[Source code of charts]
>> start

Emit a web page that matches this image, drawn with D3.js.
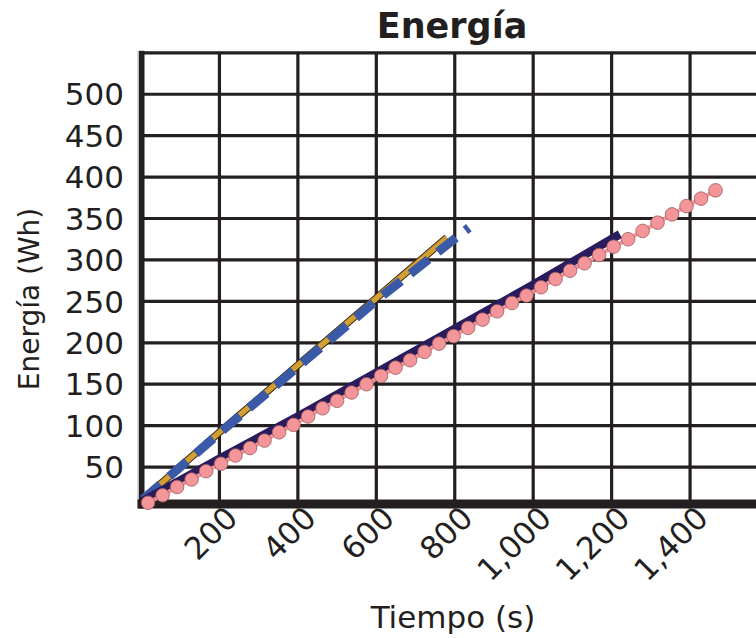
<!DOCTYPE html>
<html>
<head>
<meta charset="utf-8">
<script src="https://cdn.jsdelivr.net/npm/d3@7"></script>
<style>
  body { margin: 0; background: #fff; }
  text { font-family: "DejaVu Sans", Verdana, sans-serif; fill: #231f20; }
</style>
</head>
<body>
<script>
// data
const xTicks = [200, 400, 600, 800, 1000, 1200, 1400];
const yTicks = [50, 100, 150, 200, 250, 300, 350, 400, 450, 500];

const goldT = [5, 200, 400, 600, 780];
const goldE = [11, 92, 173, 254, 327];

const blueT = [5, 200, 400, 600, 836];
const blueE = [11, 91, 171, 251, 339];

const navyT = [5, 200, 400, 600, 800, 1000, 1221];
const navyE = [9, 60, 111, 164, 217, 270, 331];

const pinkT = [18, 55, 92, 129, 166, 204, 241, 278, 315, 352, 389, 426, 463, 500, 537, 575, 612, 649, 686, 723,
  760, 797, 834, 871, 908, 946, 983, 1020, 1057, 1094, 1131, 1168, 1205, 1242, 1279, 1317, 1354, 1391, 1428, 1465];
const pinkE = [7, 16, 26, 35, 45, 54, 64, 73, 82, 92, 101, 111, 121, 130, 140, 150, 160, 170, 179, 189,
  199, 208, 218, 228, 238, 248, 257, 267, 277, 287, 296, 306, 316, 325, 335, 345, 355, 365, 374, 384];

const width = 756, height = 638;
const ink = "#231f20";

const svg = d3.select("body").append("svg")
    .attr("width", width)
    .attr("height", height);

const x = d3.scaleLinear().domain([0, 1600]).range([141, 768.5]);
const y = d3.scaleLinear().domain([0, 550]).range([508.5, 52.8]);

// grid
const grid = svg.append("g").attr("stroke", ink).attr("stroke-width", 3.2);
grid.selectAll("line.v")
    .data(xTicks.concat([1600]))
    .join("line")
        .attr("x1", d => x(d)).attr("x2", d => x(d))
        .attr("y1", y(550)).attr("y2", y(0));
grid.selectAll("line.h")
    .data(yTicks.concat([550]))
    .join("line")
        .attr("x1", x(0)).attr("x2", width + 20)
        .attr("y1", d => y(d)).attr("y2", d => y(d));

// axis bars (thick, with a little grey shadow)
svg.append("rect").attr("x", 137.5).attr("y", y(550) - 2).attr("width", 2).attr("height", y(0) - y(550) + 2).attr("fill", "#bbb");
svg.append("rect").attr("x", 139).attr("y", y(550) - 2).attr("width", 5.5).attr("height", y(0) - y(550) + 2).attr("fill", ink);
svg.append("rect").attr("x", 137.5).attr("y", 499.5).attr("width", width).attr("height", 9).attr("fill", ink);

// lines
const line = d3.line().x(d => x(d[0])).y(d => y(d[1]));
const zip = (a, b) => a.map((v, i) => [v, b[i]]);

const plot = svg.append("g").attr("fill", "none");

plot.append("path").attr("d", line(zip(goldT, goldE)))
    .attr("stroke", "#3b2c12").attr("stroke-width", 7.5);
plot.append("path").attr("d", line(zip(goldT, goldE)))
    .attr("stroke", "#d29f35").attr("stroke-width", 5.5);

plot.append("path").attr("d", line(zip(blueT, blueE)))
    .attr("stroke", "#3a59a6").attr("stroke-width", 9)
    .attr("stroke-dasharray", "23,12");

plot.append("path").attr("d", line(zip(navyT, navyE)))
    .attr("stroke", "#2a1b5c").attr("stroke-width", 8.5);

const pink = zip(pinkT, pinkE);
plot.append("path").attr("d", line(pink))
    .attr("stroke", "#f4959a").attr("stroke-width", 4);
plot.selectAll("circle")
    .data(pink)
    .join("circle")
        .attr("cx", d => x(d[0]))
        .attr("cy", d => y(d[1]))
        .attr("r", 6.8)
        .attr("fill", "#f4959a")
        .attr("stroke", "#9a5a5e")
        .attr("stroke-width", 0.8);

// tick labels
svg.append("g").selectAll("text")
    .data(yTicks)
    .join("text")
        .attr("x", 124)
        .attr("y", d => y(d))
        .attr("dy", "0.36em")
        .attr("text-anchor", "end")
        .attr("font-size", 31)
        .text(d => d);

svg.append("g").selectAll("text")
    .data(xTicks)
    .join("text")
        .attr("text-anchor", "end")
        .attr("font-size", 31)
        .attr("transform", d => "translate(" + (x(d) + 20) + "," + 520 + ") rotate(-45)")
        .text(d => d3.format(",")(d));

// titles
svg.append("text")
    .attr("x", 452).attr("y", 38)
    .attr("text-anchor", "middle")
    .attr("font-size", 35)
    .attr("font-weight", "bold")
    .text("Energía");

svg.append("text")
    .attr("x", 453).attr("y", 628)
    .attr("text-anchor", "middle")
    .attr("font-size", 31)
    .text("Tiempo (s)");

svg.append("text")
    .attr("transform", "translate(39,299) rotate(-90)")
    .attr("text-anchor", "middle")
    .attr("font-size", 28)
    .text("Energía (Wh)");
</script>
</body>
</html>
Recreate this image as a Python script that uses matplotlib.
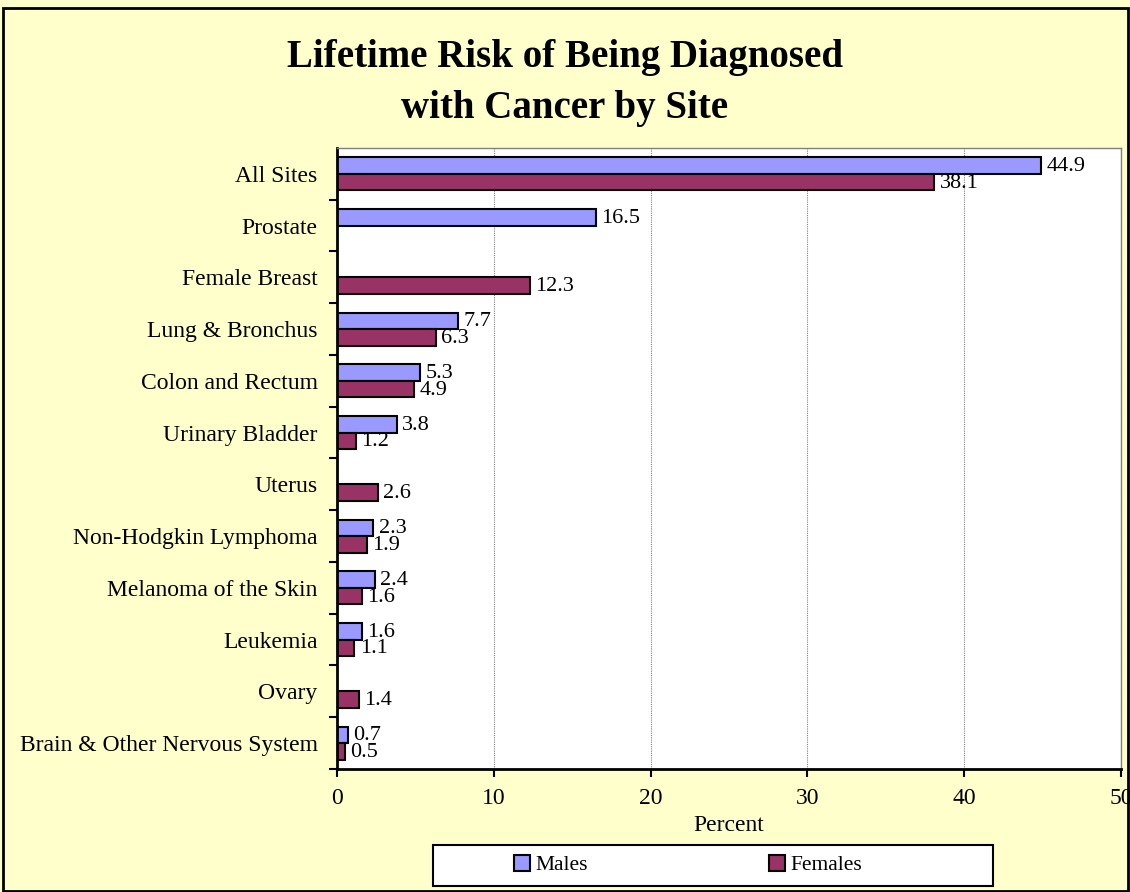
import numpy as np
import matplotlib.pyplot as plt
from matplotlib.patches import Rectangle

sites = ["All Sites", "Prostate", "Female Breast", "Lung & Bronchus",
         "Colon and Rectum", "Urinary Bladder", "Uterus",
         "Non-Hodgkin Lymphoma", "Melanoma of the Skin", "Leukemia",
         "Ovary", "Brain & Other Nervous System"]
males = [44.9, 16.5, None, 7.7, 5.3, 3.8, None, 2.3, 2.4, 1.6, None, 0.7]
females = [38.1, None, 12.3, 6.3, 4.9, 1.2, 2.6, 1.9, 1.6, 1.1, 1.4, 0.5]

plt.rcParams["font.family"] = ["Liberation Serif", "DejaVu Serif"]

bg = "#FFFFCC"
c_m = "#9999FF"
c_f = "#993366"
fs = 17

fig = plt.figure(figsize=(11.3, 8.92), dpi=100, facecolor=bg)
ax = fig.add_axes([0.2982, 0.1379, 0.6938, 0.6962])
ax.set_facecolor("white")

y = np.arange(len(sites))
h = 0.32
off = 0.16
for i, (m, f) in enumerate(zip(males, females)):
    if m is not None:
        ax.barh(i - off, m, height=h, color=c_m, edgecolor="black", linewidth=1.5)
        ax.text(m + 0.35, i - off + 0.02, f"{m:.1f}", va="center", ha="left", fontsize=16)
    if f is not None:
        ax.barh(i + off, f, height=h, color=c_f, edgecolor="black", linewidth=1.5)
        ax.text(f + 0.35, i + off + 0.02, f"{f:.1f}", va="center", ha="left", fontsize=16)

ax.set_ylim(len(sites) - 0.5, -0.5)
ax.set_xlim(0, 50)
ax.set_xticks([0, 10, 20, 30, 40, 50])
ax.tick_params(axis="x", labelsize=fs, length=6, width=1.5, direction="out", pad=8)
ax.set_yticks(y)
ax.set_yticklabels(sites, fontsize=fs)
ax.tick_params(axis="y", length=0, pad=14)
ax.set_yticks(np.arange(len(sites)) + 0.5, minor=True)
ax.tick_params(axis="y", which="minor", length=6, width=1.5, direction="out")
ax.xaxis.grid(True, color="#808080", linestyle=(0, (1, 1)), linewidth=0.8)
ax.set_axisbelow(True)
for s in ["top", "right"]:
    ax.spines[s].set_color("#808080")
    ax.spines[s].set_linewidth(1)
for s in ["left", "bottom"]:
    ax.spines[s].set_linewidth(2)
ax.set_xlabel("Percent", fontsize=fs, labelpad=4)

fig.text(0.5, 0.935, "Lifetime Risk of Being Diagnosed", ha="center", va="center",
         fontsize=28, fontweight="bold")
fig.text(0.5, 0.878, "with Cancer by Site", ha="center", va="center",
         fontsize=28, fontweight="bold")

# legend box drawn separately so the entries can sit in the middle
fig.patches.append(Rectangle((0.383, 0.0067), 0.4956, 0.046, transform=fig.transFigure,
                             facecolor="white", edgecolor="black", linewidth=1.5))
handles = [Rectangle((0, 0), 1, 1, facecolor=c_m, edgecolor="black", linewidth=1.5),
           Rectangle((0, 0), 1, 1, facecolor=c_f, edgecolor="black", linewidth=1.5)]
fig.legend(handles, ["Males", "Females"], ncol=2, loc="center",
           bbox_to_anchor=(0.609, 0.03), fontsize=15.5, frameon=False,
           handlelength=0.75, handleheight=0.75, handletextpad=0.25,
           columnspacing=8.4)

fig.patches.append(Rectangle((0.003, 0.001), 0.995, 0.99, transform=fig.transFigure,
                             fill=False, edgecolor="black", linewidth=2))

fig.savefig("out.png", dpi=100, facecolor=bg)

>> end
>> start

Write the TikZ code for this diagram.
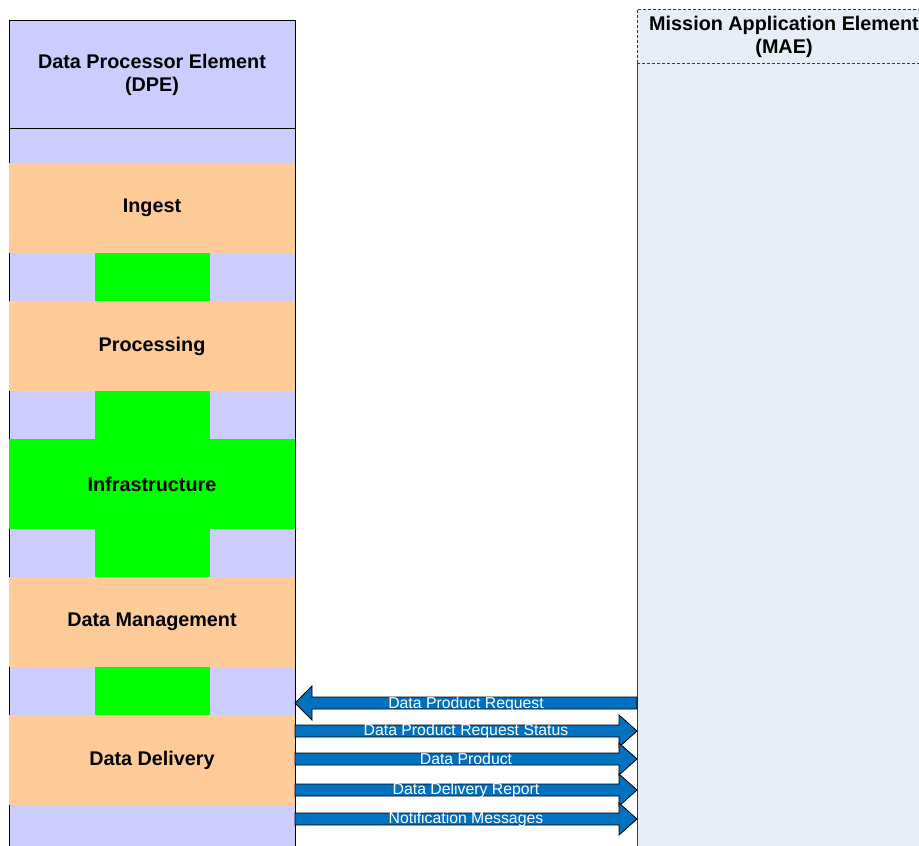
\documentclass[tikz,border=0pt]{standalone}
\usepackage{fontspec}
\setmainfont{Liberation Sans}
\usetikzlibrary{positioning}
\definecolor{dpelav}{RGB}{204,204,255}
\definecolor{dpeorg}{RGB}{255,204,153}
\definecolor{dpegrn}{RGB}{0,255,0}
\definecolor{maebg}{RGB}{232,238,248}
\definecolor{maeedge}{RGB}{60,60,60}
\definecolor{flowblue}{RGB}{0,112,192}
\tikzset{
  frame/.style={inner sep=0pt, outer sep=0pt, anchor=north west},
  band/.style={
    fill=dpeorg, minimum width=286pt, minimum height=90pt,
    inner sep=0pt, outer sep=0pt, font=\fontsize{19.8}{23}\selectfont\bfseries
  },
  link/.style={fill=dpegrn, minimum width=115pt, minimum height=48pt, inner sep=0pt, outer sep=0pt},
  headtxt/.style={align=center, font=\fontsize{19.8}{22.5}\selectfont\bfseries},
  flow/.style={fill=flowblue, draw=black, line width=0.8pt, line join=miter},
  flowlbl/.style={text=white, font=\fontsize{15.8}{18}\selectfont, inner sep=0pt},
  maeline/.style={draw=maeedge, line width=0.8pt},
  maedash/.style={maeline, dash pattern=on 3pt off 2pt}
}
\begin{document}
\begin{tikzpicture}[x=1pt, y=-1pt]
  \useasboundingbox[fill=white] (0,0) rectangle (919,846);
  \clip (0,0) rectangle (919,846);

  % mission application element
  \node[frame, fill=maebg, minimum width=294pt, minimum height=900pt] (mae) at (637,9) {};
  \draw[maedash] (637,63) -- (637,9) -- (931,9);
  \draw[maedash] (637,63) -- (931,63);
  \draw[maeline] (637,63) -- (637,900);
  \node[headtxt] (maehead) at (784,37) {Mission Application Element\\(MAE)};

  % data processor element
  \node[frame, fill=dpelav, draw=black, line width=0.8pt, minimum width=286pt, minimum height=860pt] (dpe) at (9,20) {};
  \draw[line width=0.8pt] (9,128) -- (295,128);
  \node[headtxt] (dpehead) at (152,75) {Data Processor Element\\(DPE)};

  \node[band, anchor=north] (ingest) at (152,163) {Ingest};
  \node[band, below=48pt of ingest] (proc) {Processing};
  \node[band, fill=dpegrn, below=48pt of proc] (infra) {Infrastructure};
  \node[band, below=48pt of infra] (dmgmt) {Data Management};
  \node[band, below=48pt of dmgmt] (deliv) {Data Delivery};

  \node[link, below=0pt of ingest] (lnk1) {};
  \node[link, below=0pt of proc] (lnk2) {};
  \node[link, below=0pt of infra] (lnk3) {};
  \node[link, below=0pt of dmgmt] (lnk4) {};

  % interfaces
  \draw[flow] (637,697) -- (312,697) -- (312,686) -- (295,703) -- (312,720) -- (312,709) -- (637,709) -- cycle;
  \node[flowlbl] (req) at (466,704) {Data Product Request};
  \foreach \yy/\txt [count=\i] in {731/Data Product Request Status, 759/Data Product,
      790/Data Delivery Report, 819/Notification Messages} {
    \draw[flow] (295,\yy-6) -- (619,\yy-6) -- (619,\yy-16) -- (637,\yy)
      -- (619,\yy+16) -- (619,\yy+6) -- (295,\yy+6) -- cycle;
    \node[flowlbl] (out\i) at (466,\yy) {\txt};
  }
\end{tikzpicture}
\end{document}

>> end

* WRITTEN REQUEST
Every line from the one containing "Emit a web page" through the one containing "d3.scaleLinear().domain([0, 550]).range([508.5, 52.8]);" should be quoted exactly, and no other lines; keep pictures out of the copy.

* THE SOLUTION
Emit a web page that matches this image, drawn with D3.js.
<!DOCTYPE html>
<html>
<head>
<meta charset="utf-8">
<script src="https://cdn.jsdelivr.net/npm/d3@7"></script>
<style>
  body { margin: 0; background: #fff; }
  text { font-family: "DejaVu Sans", Verdana, sans-serif; fill: #231f20; }
</style>
</head>
<body>
<script>
// data
const xTicks = [200, 400, 600, 800, 1000, 1200, 1400];
const yTicks = [50, 100, 150, 200, 250, 300, 350, 400, 450, 500];

const goldT = [5, 200, 400, 600, 780];
const goldE = [11, 92, 173, 254, 327];

const blueT = [5, 200, 400, 600, 836];
const blueE = [11, 91, 171, 251, 339];

const navyT = [5, 200, 400, 600, 800, 1000, 1221];
const navyE = [9, 60, 111, 164, 217, 270, 331];

const pinkT = [18, 55, 92, 129, 166, 204, 241, 278, 315, 352, 389, 426, 463, 500, 537, 575, 612, 649, 686, 723,
  760, 797, 834, 871, 908, 946, 983, 1020, 1057, 1094, 1131, 1168, 1205, 1242, 1279, 1317, 1354, 1391, 1428, 1465];
const pinkE = [7, 16, 26, 35, 45, 54, 64, 73, 82, 92, 101, 111, 121, 130, 140, 150, 160, 170, 179, 189,
  199, 208, 218, 228, 238, 248, 257, 267, 277, 287, 296, 306, 316, 325, 335, 345, 355, 365, 374, 384];

const width = 756, height = 638;
const ink = "#231f20";

const svg = d3.select("body").append("svg")
    .attr("width", width)
    .attr("height", height);

const x = d3.scaleLinear().domain([0, 1600]).range([141, 768.5]);
const y = d3.scaleLinear().domain([0, 550]).range([508.5, 52.8]);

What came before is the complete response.